Das Schema verkörpert auf vollkommene Weise jenen Ort, wo eine “zarte Empirie” in sich selbst zur “eigentlichen Theorie” wird. Ja, innerhalb dieses Begriffsraumes ist es seinem Wesen und seiner Bedeutung nach überhaupt erst richtig zu bestimmen. Deutlich strebt es zur Idealität, ist sublimierte Form Goethe´scher Erkenntnis: es gliedert, ordnet, reiht und klassifiziert die Ergebnisse einer schöpferischen Anschauungskraft.
In seiner nur scheinbaren additiven Beschaffenheit leistet es als vorgeformtes Strukturbild sowohl analytische wie synthetische Vorarbeit.
Über diese hohe geistige, aber immer noch zweckgebundene Funktion hinaus stellt das Schema als selbständige Gestalt einen idealen, formal völlig ausgereiften Gegenstand dar und erreicht damit den höchsten erreichbaren Grad der schöpferischen Genugtuung für Goethe.

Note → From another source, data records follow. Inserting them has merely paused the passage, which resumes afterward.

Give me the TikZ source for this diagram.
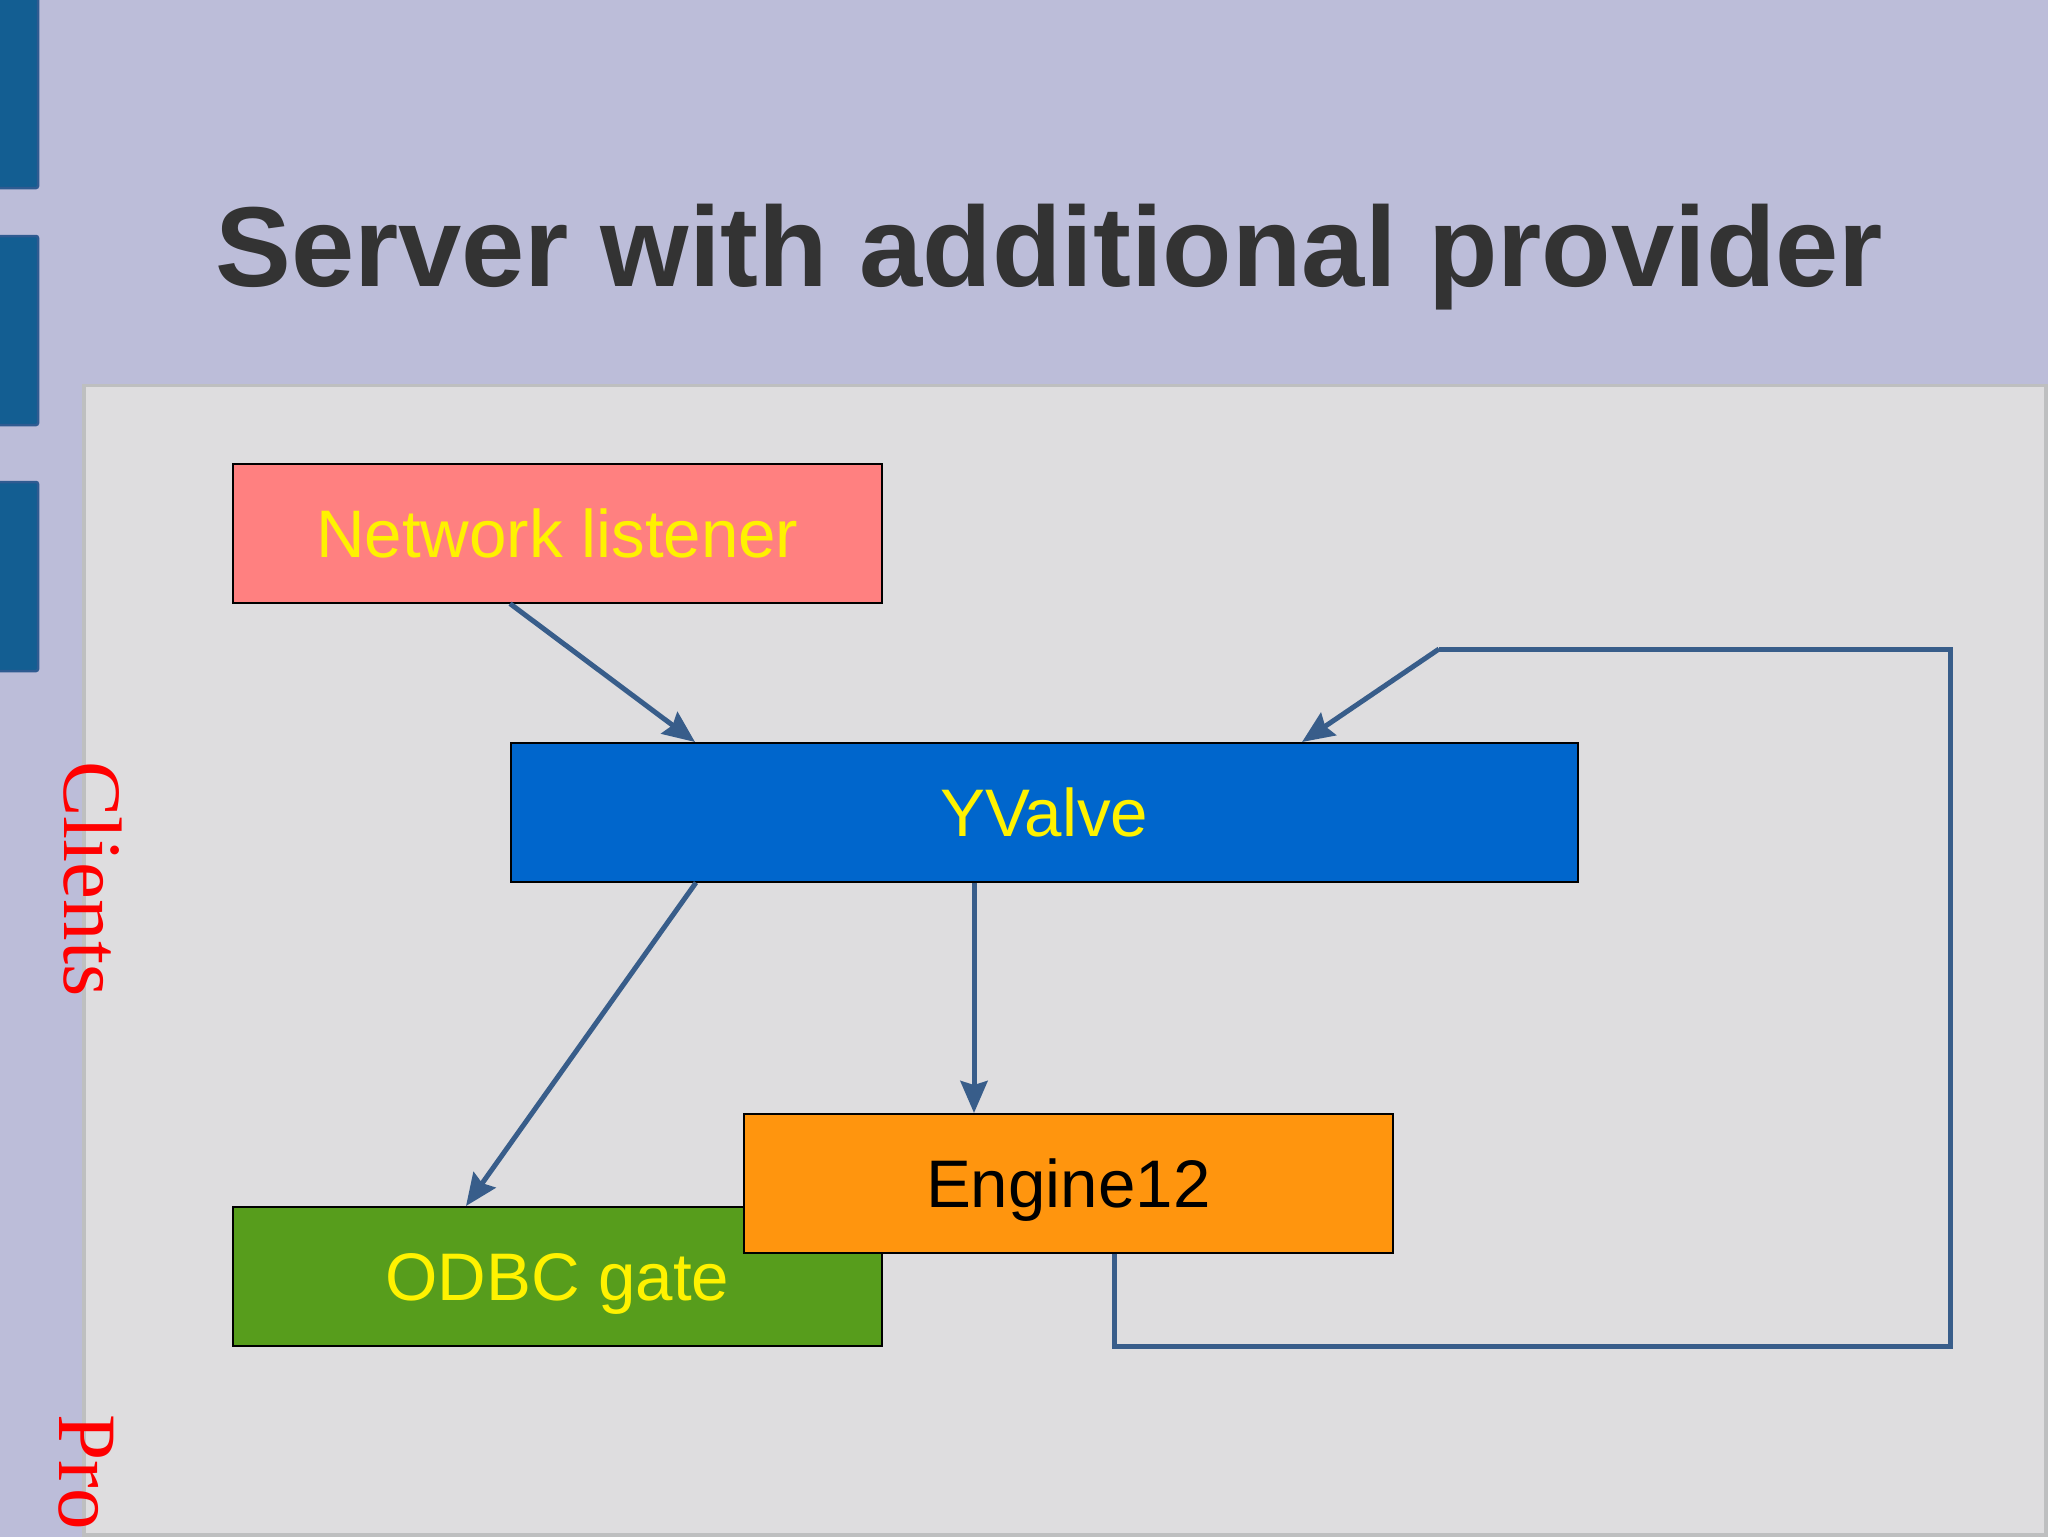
\documentclass[tikz,border=0pt]{standalone}
\usepackage{fontspec}
\setmainfont{Liberation Sans}
\newfontfamily\serifface{Liberation Serif}
\usetikzlibrary{arrows.meta,calc}
\definecolor{bgc}{HTML}{BCBDD9}
\definecolor{panelc}{HTML}{DEDDDF}
\definecolor{panelb}{HTML}{BEBFC0}
\definecolor{blockc}{HTML}{135E92}
\definecolor{blockb}{HTML}{2F5B91}
\definecolor{linkc}{HTML}{385D8A}
\definecolor{titlec}{HTML}{333333}
\definecolor{nlc}{HTML}{FF8080}
\definecolor{odbcc}{HTML}{579D1C}
\definecolor{yvc}{HTML}{0066CC}
\definecolor{engc}{HTML}{FF950E}
\tikzset{
  x=1pt,y=-1pt,
  box/.style={draw=black,line width=1.6pt,minimum width=649pt,minimum height=139pt,inner sep=0pt,anchor=north west,text height=48pt,text depth=0pt,font=\fontsize{67.3}{70}\selectfont},
  link/.style={draw=linkc,line width=5pt},
  tip/.style={link,-{Stealth[length=32pt,width=27pt,inset=4pt]}},
  side/.style={rounded corners=2pt,fill=blockc,draw=blockb,line width=2.5pt},
  vlabel/.style={text=red,rotate=-90,anchor=base west,inner sep=0pt,font=\serifface\fontsize{83}{88}\selectfont}
}
\begin{document}
\begin{tikzpicture}
\useasboundingbox (0,0) rectangle (2048,1537);
\fill[bgc] (0,0) rectangle (2048,1537);
\draw[side] (-5,-5) rectangle (38,188);
\draw[side] (-5,236) rectangle (38,425);
\draw[side] (-5,482) rectangle (38,671);
\filldraw[fill=panelc,draw=panelb,line width=3.5pt] (84,385.5) rectangle (2046,1535);
\node[anchor=base west,inner sep=0pt,text=titlec,font=\bfseries\fontsize{113.7}{118}\selectfont] (title) at (215,286) {Server with additional provider};
\node[box,fill=nlc,text=yellow] (nl) at (232,463) {Network listener};
\node[box,fill=odbcc,text=yellow] (odbc) at (232,1206) {ODBC gate};
\node[box,fill=yvc,text=yellow,minimum width=1067pt] (yv) at (510,742) {YValve};
\node[box,fill=engc,text=black] (eng) at (743,1113) {Engine12};
\coordinate (c1) at (1114,1346);
\coordinate (c2) at (1950,1346);
\coordinate (c3) at (1950,649);
\coordinate (c4) at (1439,649);
\draw[tip] ($(nl.south west)+(278,0)$) -- ($(yv.north west)+(185,0)$);
\draw[tip] ($(yv.south west)+(186,0)$) -- ($(odbc.north west)+(234,0)$);
\draw[tip] ($(yv.south west)+(464,0)$) -- ($(eng.north west)+(231,0)$);
\draw[link] ($(eng.south west)+(371,0)$) -- (c1) -- (c2) -- (c3) -- (c4);
\draw[tip] (c4) -- ($(yv.north west)+(792,0)$);
\begin{scope}
\clip (0,0) rectangle (2048,1537);
\node[vlabel] (clients) at (64,761) {Clients};
\node[vlabel] (pro) at (59,1414) {Pro};
\end{scope}
\end{tikzpicture}
\end{document}
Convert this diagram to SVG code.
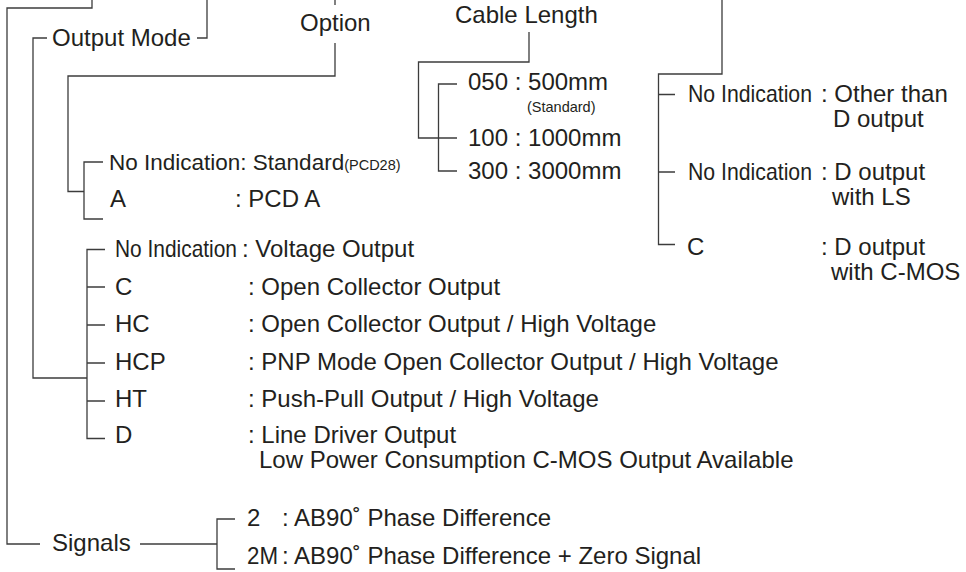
<svg xmlns="http://www.w3.org/2000/svg" width="966" height="572" viewBox="0 0 966 572">
<style>
  text { font-family: "Liberation Sans", Arial, Helvetica, sans-serif; fill: #231f20; font-size: 24px; }
  .s { font-size: 14.5px; }
  .ln { fill: none; stroke: #3c3c3c; stroke-width: 1.3; }
</style>
<rect width="966" height="572" fill="#ffffff"/>
<g id="connectors" class="ln">
  <path d="M92,0 V8 H7 V544 H40"/>
  <path d="M207,0 V38 H197"/>
  <path d="M47,38 H33 V378 H87"/>
  <path d="M335,0 V5"/>
  <path d="M335,43 V76 H68 V191.5 H84"/>
  <path d="M103,162 H84 V219 H103"/>
  <path d="M105,249.5 H87 V438.5 H105"/>
  <path d="M87,287 H105 M87,325 H105 M87,363 H105 M87,401 H105"/>
  <path d="M529,32 V62 H418.5 V138 H457"/>
  <path d="M457,84 H438.5 V171 H457"/>
  <path d="M722,0 V74 H658.5 V244.5 H675"/>
  <path d="M658.5,94.5 H675 M658.5,172 H675"/>
  <path d="M140,544 H217"/>
  <path d="M235,519 H217 V569 H235"/>
</g>
<g id="output-mode"><text x="52" y="46">Output Mode</text></g>
<g id="option"><text x="300" y="31">Option</text></g>
<g id="cable-length"><text x="455" y="23">Cable Length</text></g>
<g id="signals"><text x="52" y="551">Signals</text></g>

<g id="option-none"><text x="109" y="170" style="font-size:22.5px">No Indication: Standard<tspan class="s">(PCD28)</tspan></text></g>
<g id="option-a"><text x="110" y="207">A</text><text x="235" y="207">: PCD A</text></g>

<g id="mode-none"><text x="115" y="257" textLength="122" lengthAdjust="spacingAndGlyphs">No Indication</text><text x="242" y="257">: Voltage Output</text></g>
<g id="mode-c"><text x="115" y="295">C</text><text x="248" y="295">: Open Collector Output</text></g>
<g id="mode-hc"><text x="115" y="332">HC</text><text x="248" y="332">: Open Collector Output / High Voltage</text></g>
<g id="mode-hcp"><text x="115" y="370">HCP</text><text x="248" y="370">: PNP Mode Open Collector Output / High Voltage</text></g>
<g id="mode-ht"><text x="115" y="407">HT</text><text x="248" y="407">: Push-Pull Output / High Voltage</text></g>
<g id="mode-d"><text x="115" y="443">D</text><text x="248" y="443">: Line Driver Output</text><text x="259" y="468">Low Power Consumption C-MOS Output Available</text></g>

<g id="cable-050"><text x="468" y="89.5">050 : 500mm</text><text class="s" x="527" y="112">(Standard)</text></g>
<g id="cable-100"><text x="468" y="145.5">100 : 1000mm</text></g>
<g id="cable-300"><text x="468" y="178.5">300 : 3000mm</text></g>

<g id="ind-none-1"><text x="688" y="102" textLength="124" lengthAdjust="spacingAndGlyphs">No Indication</text><text x="821" y="102">: Other than</text><text x="833" y="127">D output</text></g>
<g id="ind-none-2"><text x="688" y="180" textLength="124" lengthAdjust="spacingAndGlyphs">No Indication</text><text x="821" y="180">: D output</text><text x="832" y="205">with LS</text></g>
<g id="ind-c"><text x="687" y="255">C</text><text x="821" y="255">: D output</text><text x="831" y="280">with C-MOS</text></g>

<g id="sig-2"><text x="247" y="525.5">2</text><text x="282" y="525.5">: AB90˚ Phase Difference</text></g>
<g id="sig-2m"><text x="247" y="563.5" textLength="31" lengthAdjust="spacingAndGlyphs">2M</text><text x="282" y="563.5">: AB90˚ Phase Difference + Zero Signal</text></g>
</svg>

Demnach wird das Schema allen Forderungen genügen müssen, die an ein Kunstwerk gestellt werden: Inhalt, Gehalt und Form sollen untereinander im Einklang stehen - d.h. es muss ein stoffliches Interesse und einen idellen wie formalen Anspruch in seiner wenn auch chiffrenartigen Sprache voll befriedigen können.